The Model section in Agent Settings lets you choose the Large Language Model (LLM) that best fits your agent’s needs — or plug in your own.

Below is an overview of the models currently available:

GPT-4o Mini

The lightweight version of GPT-4o, offering faster performance and cost-efficiency. Best for simple queries and use-cases that prioritise speed and affordability.

GPT-4o

An optimised version of GPT-4 with high-quality responses and reduced latency. Ideal when you need both accuracy and responsiveness.

GPT-4

The most advanced model for generating detailed, high-quality responses. Recommended for complex tasks requiring precision and context.

GPT-3.5 (0125)

An enhanced build of GPT-3.5 with stability improvements for specific workloads. Balances performance and cost.

GPT-3.5

A reliable, cost-efficient option when speed and affordability are the main concerns. Good for straightforward interactions and real-time responses.

Bedrock Claude 3.5 Haiku

A lightweight version of Anthropic’s Claude model, hosted on AWS Bedrock. Suitable for simple, predictable tasks.

PolyLLM

PolyAI’s proprietary model, optimised for real-time voice interactions.

Gemini 1.5 (coming soon)

Google’s next-generation LLM focused on reasoning and long context windows. Currently being integrated.

Mistral (coming soon)

An open-weight model designed for high-performance reasoning and coding tasks. Integration planned for a future release.

Configuring the model

  1. Open Agent Settings → Large Language Model.
  2. Select the desired model from the dropdown.
  3. Click Save to apply your changes.

For more details on each provider, see:

Bring Your Own Model (BYOM)

PolyAI supports bring-your-own-model (BYOM) via a simple API integration. If you run your own LLM, expose an endpoint that follows the OpenAI chat/completions schema and PolyAI will treat it like any other provider.

Overview

  1. Expose an API endpoint that accepts/returns data in the OpenAI chat/completions format.
  2. Provide authentication — PolyAI can send either an x-api-key header or a Bearer token.
  3. (Optional) Support streaming responses using stream: true.

API endpoint

Request format

{
      "model": "your-model-id",
      "messages": [
        { "role": "system", "content": "You are a helpful assistant." },
        { "role": "user", "content": "What's the weather today?" }
      ],
      "temperature": 0.7,
      "top_p": 1.0,
      "stream": false
    }

You might receive extra OpenAI-style fields such as frequency_penalty, presence_penalty, etc.

Response format

{
      "id": "chatcmpl-abc123",
      "object": "chat.completion",
      "created": 1712345678,
      "model": "your-model-id",
      "choices": [
        {
          "index": 0,
          "message": {
            "role": "assistant",
            "content": "It’s sunny today in London."
          },
          "finish_reason": "stop"
        }
      ]
    }

Streaming support (optional)

If stream is true, send Server-Sent Events (SSE) mirroring OpenAI’s format:

data: {
      "id": "...",
      "object": "chat.completion.chunk",
      "choices": [{
        "delta": { "content": "Hello" },
        "index": 0,
        "finish_reason": null
      }]
    }

    data: {
      "choices": [{
        "delta": {},
        "index": 0,
        "finish_reason": "stop"
      }]
    }

    data: [DONE]

Authentication

MethodHeader sent by PolyAI
API Keyx-api-key: YOUR_API_KEY
BearerAuthorization: Bearer YOUR_TOKEN

Configure your server to accept one of the above.

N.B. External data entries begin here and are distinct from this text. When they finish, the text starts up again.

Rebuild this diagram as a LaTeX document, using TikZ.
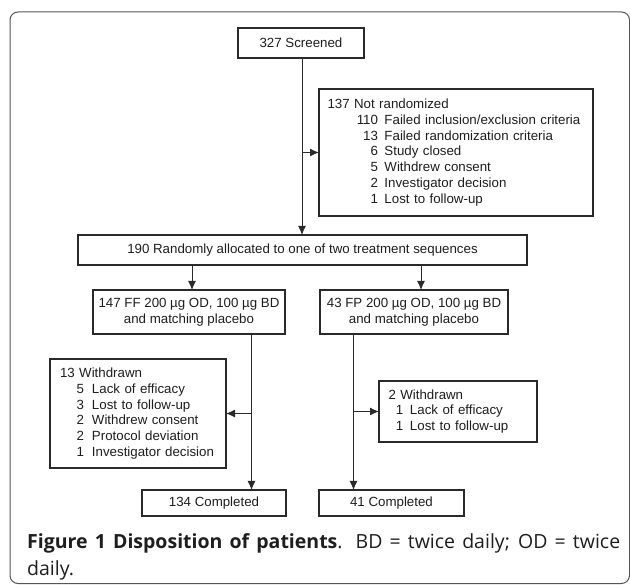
\documentclass[tikz,border=0pt]{standalone}
\usepackage{fontspec}
\setmainfont{Liberation Sans}
\newfontfamily\capfont{Open Sans}
\usetikzlibrary{arrows.meta}
\definecolor{linec}{HTML}{2A2A2A}
\definecolor{textc}{HTML}{1E1E1E}
\definecolor{framec}{HTML}{555555}
\newcommand{\dfont}{\fontsize{13.3}{15.8}\selectfont}
\newcommand{\nrline}[4]{\makebox[#1][r]{#3}\hspace{#2}#4}
\tikzset{
  box/.style={draw=linec, line width=1.1pt, inner sep=0pt, outer sep=0pt, font=\dfont, text=textc},
  listbox/.style={box, anchor=north west, align=left},
  arr/.style={draw=linec, line width=1pt, -{Latex[length=9pt,width=8pt]}},
  framebox/.style={draw=framec, line width=1pt, rounded corners=8pt}
}
\begin{document}
\begin{tikzpicture}[x=1pt, y=-1pt]
\useasboundingbox (0,0) rectangle (630,585);
\fill[white] (0,0) rectangle (630,585);
\draw[framebox] (10,12) rectangle (629.5,583.5);

\node[box, minimum width=126pt, minimum height=30pt] (scr) at (301,43) {327 Screened};

\node[listbox, text width=257pt, inner xsep=8.5pt, minimum height=127pt] (nr) at (319,89) {%
137 Not randomized\\
\nrline{50.5pt}{6.5pt}{110}{Failed inclusion/exclusion criteria}\\
\nrline{50.5pt}{6.5pt}{13}{Failed randomization criteria}\\
\nrline{50.5pt}{6.5pt}{6}{Study closed}\\
\nrline{50.5pt}{6.5pt}{5}{Withdrew consent}\\
\nrline{50.5pt}{6.5pt}{2}{Investigator decision}\\
\nrline{50.5pt}{6.5pt}{1}{Lost to follow-up}};

\node[box, minimum width=449pt, minimum height=30pt] (rand) at (302.5,250) {190 Randomly allocated to one of two treatment sequences};

\node[box, minimum width=192pt, minimum height=44pt, align=center] (ff) at (189,312) {147 FF 200 µg OD, 100 µg BD\\and matching placebo};
\node[box, minimum width=188pt, minimum height=44pt, align=center] (fp) at (414,312) {43 FP 200 µg OD, 100 µg BD\\and matching placebo};

\node[listbox, text width=156pt, inner xsep=10pt, minimum height=109pt] (lw) at (50,359) {%
13 Withdrawn\\
\nrline{24pt}{8pt}{5}{Lack of efficacy}\\
\nrline{24pt}{8pt}{3}{Lost to follow-up}\\
\nrline{24pt}{8pt}{2}{Withdrew consent}\\
\nrline{24pt}{8pt}{2}{Protocol deviation}\\
\nrline{24pt}{8pt}{1}{Investigator decision}};

\node[listbox, text width=139pt, inner xsep=9.5pt, minimum height=61pt] (rw) at (379,381) {%
2 Withdrawn\\
\nrline{14.7pt}{6.8pt}{1}{Lack of efficacy}\\
\nrline{14.7pt}{6.8pt}{1}{Lost to follow-up}};

\node[box, minimum width=144pt, minimum height=26pt] (c1) at (214,503) {134 Completed};
\node[box, minimum width=145pt, minimum height=26pt] (c2) at (391.5,503) {41 Completed};

\coordinate (tx) at (302,0);
\coordinate (a1) at (192,0);
\coordinate (a2) at (421,0);
\coordinate (l1) at (251.5,0);
\coordinate (r1) at (353.5,0);

\draw[arr] (scr.south -| tx) -- (rand.north -| tx);
\draw[arr] (tx |- nr.west) -- (nr.west);
\draw[arr] (rand.south -| a1) -- (ff.north -| a1);
\draw[arr] (rand.south -| a2) -- (fp.north -| a2);
\draw[arr] (ff.south -| l1) -- (c1.north -| l1);
\draw[arr] (l1 |- lw.east) -- (lw.east);
\draw[arr] (fp.south -| r1) -- (c2.north -| r1);
\draw[arr] (r1 |- rw.west) -- (rw.west);

\node[anchor=north west, inner sep=0pt, text width=593pt, align=justify,
      font=\capfont\fontsize{19.5}{27}\selectfont, text=textc] (cap) at (27,533)
  {\textbf{Figure 1 Disposition of patients}. BD = twice daily; OD = twice\linebreak daily.};
\end{tikzpicture}
\end{document}
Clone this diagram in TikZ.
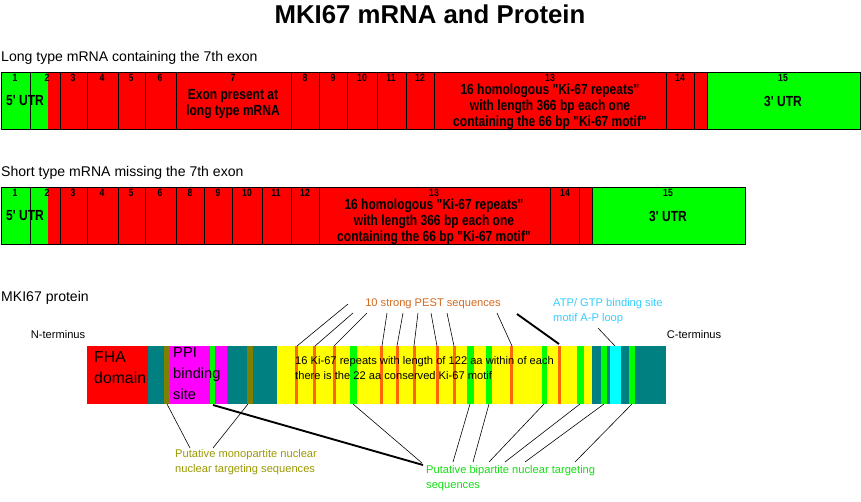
\documentclass[tikz,border=0pt]{standalone}
\usepackage{fontspec}
\setmainfont{Liberation Sans}
\newfontfamily\cond[FakeStretch=0.82]{Liberation Sans}
\definecolor{exred}{HTML}{FF0000}
\definecolor{exgreen}{HTML}{00FF00}
\definecolor{pteal}{HTML}{008080}
\definecolor{polive}{HTML}{808000}
\definecolor{pmag}{HTML}{FF00FF}
\definecolor{pyel}{HTML}{FFFF00}
\definecolor{pest}{HTML}{FF6600}
\definecolor{pcyan}{HTML}{00FFFF}
\definecolor{pesttxt}{HTML}{D2691E}
\definecolor{atptxt}{HTML}{33CCFF}
\definecolor{monotxt}{HTML}{999900}
\definecolor{bitxt}{HTML}{11DD11}
\tikzset{
  num/.style={font=\cond\bfseries\fontsize{9}{9}\selectfont, anchor=north, inner sep=1pt},
  exon/.style={font=\cond\bfseries\fontsize{12.5}{13.5}\selectfont, align=center, inner sep=0pt},
  head/.style={font=\fontsize{12}{14}\selectfont, anchor=west, inner sep=0pt},
  plab/.style={font=\fontsize{9.5}{13}\selectfont, align=left, inner sep=0pt},
  lead/.style={black, line width=0.5pt},
  thicklead/.style={black, line width=1.6pt}
}
\begin{document}
\begin{tikzpicture}[x=0.03cm, y=-0.03cm]
        \useasboundingbox (0,0) rectangle (861,502);
        \node[font=\bfseries\fontsize{22}{22}\selectfont] (title) at (430,14) {MKI67 mRNA and Protein};

        % long type mRNA
        \node[head] (longlbl) at (1,58) {Long type mRNA containing the 7th exon};
        \fill[exgreen] (1,72) rectangle (48,129);
        \fill[exred] (48,72) rectangle (707,129);
        \fill[exgreen] (707,72) rectangle (860,129);
        \foreach \a/\b/\n in {1/30/1,30/60/2,60/87/3,87/118/4,118/145/5,145/176/6,176/291/7,291/319/8,319/347/9,347/377/10,377/406/11,406/434/12,434/666/13,666/694/14,694/707/{},707/860/15}
            \draw[line width=0.8pt] (\a,72) rectangle (\b,129);
        \foreach \x/\n in {15/1,47/2,73/3,102/4,131/5,160/6,233/7,305/8,333/9,362/10,391/11,420/12,550/13,680/14,783/15}
            \node[num] (l\n) at (\x,73) {\n};
        \node[exon] (lutr5) at (25,101) {5' UTR};
        \node[exon] (lex7) at (233,104) {Exon present at\\long type mRNA};
        \node[exon] (lex13) at (550,107) {16 homologous "Ki-67 repeats"\\with length 366 bp each one\\containing the 66 bp "Ki-67 motif"};
        \node[exon] (lutr3) at (783,101) {3' UTR};

        % short type mRNA
        \node[head] (shortlbl) at (1,173) {Short type mRNA missing the 7th exon};
        \fill[exgreen] (1,187) rectangle (48,244);
        \fill[exred] (48,187) rectangle (592,244);
        \fill[exgreen] (592,187) rectangle (745,244);
        \foreach \a/\b in {1/30,30/60,60/87,87/118,118/145,145/176,176/204,204/232,232/262,262/291,291/319,319/550,550/579,579/592,592/745}
            \draw[line width=0.8pt] (\a,187) rectangle (\b,244);
        \foreach \x/\n in {15/1,47/2,73/3,102/4,131/5,160/6,190/8,218/9,247/10,276/11,305/12,434/13,565/14,668/15}
            \node[num] (s\n) at (\x,188) {\n};
        \node[exon] (sutr5) at (25,216) {5' UTR};
        \node[exon] (sex13) at (434,222) {16 homologous "Ki-67 repeats"\\with length 366 bp each one\\containing the 66 bp "Ki-67 motif"};
        \node[exon] (sutr3) at (668,216) {3' UTR};

        % protein
        \node[head] (protlbl) at (1,298) {MKI67 protein};
        \node[font=\fontsize{9.5}{10}\selectfont] (nterm) at (58,335) {N-terminus};
        \node[font=\fontsize{9.5}{10}\selectfont] (cterm) at (694,335) {C-terminus};
        \fill[exred] (87,346) rectangle (148,404);
        \fill[pteal] (148,346) rectangle (277,404);
        \fill[pmag] (170,346) rectangle (227,404);
        \fill[pyel] (277,346) rectangle (592,404);
        \fill[pteal] (592,346) rectangle (666,404);
        \fill[pcyan] (610,346) rectangle (621,404);
        \foreach \a/\b in {164/170,247/253}
            \fill[polive] (\a,346) rectangle (\b,404);
        \foreach \a/\b in {210/215,350/357,467/474,486/492,542/547,577/584,601/607,629/635}
            \fill[exgreen] (\a,346) rectangle (\b,404);
        \foreach \a in {295,313,333,380,396,413,436,453,510,558}
            \fill[pest] (\a,346) rectangle (\a+3,404);
        \node[font=\fontsize{13.5}{18}\selectfont, align=left, anchor=north west, inner sep=0pt] (fha) at (94,351) {FHA\\domain};
        \node[font=\fontsize{12.5}{18}\selectfont, align=left, anchor=north west, inner sep=0pt] (ppi) at (173,347) {PPI\\binding\\site};
        \node[plab, anchor=north west] (repeats) at (295,356) {16 Ki-67 repeats with length of 122 aa within of each\\there is the 22 aa conserved Ki-67 motif};

        % annotations
        \node[plab, text=pesttxt] (pestlbl) at (433,304) {10 strong PEST sequences};
        \node[plab, text=atptxt, anchor=north west] (atplbl) at (553,298) {ATP/ GTP binding site\\motif A-P loop};
        \node[plab, text=monotxt, anchor=north west] (monolbl) at (175,449) {Putative monopartite nuclear\\nuclear targeting sequences};
        \node[plab, text=bitxt, anchor=north west] (bilbl) at (426,465) {Putative bipartite nuclear targeting\\sequences};

        \foreach \sx/\sy/\tx in {348/304/297,353/313/315,367/313/334,387/313/382,403/313/397,418/313/414,431/313/437,447/313/454,497/313/512}
            \draw[lead] (\sx,\sy) -- (\tx,346);
        \draw[thicklead] (517,314) -- (559,344);
        \draw[lead] (598,328) -- (615,346);
        \draw[lead] (167,404) -- (190,448);
        \draw[lead] (248,404) -- (213,448);
        \draw[thicklead] (213,405) -- (423,465);
        \foreach \sx/\tx/\ty in {353/422/463,470/453/462,489/473/462,544/489/462,580/505/462,604/525/462,632/575/462}
            \draw[lead] (\sx,404) -- (\tx,\ty);
\end{tikzpicture}
\end{document}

Sample implementation (Python / Flask)

from flask import Flask, request, jsonify
    import time, uuid

    app = Flask(__name__)

    @app.route('/chat/completions', methods=['POST'])
    def chat_completions():
        data = request.json
        messages = data.get('messages', [])
        user_input = messages[-1]['content'] if messages else ''

        # TODO: insert your model inference here
        reply = f'You said: {user_input}'

        return jsonify({
            'id': f'chatcmpl-{uuid.uuid4().hex}',
            'object': 'chat.completion',
            'created': int(time.time()),
            'model': 'my-llm',
            'choices': [{
                'index': 0,
                'message': { 'role': 'assistant', 'content': reply },
                'finish_reason': 'stop'
            }]
        })

Final checklist

  • Endpoint reachable via POST.
  • Request/response match OpenAI chat/completions schema.
  • Authentication header configured (API Key or Bearer token).
  • (Optional) Streaming supported if needed.

Send to your PolyAI contact:

  • Endpoint URL
  • Model ID
  • Auth method & credential